- [Supplied records]
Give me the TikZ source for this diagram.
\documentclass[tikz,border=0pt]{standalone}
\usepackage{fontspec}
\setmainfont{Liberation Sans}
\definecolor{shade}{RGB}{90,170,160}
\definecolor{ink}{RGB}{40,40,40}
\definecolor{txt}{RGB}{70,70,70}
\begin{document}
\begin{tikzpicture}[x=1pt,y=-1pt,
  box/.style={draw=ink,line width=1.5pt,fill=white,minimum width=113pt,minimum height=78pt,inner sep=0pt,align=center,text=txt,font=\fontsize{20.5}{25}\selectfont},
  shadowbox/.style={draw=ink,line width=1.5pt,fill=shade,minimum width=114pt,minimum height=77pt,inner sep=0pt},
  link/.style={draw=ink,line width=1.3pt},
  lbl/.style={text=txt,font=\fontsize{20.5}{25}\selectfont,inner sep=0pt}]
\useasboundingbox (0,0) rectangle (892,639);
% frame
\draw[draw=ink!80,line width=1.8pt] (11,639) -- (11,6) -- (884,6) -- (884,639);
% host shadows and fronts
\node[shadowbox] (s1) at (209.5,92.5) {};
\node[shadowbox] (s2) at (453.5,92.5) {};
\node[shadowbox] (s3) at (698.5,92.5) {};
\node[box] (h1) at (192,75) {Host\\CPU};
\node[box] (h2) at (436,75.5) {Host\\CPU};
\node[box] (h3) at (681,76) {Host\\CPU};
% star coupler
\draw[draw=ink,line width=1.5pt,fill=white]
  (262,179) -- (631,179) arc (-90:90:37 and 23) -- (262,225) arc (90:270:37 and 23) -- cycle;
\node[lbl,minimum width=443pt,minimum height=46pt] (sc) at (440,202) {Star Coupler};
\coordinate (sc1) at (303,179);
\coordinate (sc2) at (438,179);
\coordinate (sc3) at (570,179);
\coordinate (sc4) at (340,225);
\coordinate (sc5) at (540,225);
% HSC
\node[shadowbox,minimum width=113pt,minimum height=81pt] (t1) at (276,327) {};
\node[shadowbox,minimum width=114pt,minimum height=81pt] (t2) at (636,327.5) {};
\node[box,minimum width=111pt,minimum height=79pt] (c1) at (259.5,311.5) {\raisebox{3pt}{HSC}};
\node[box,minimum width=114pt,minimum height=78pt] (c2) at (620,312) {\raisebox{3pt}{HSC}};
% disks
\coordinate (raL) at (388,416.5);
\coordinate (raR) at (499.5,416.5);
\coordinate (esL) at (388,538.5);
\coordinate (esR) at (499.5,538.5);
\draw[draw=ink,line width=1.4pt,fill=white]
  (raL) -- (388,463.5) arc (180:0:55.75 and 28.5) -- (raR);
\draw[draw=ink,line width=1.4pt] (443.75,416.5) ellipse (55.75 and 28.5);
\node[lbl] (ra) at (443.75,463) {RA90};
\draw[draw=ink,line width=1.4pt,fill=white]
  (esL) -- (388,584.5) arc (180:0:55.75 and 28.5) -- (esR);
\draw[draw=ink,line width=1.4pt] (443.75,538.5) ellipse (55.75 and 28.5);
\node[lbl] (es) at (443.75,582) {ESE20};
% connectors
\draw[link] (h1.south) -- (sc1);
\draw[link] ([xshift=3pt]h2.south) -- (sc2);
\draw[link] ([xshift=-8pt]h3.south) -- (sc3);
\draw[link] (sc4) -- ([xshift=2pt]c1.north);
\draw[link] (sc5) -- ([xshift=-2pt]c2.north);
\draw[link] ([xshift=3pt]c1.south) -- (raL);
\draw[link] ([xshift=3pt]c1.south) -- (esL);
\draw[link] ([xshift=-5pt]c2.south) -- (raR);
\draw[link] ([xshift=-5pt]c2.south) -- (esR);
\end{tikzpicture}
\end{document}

--

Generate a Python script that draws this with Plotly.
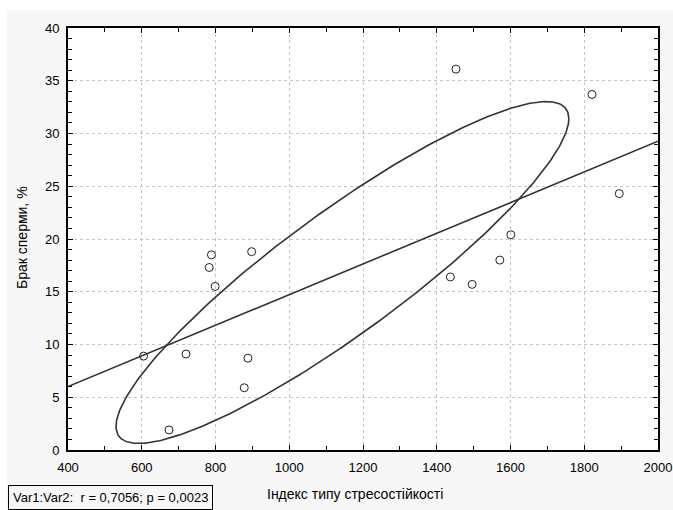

- [Task] Pick out all lines containing the string "this".

- [The answer]
Give me the TikZ source for this diagram.
Generate a Python script that draws this with Plotly.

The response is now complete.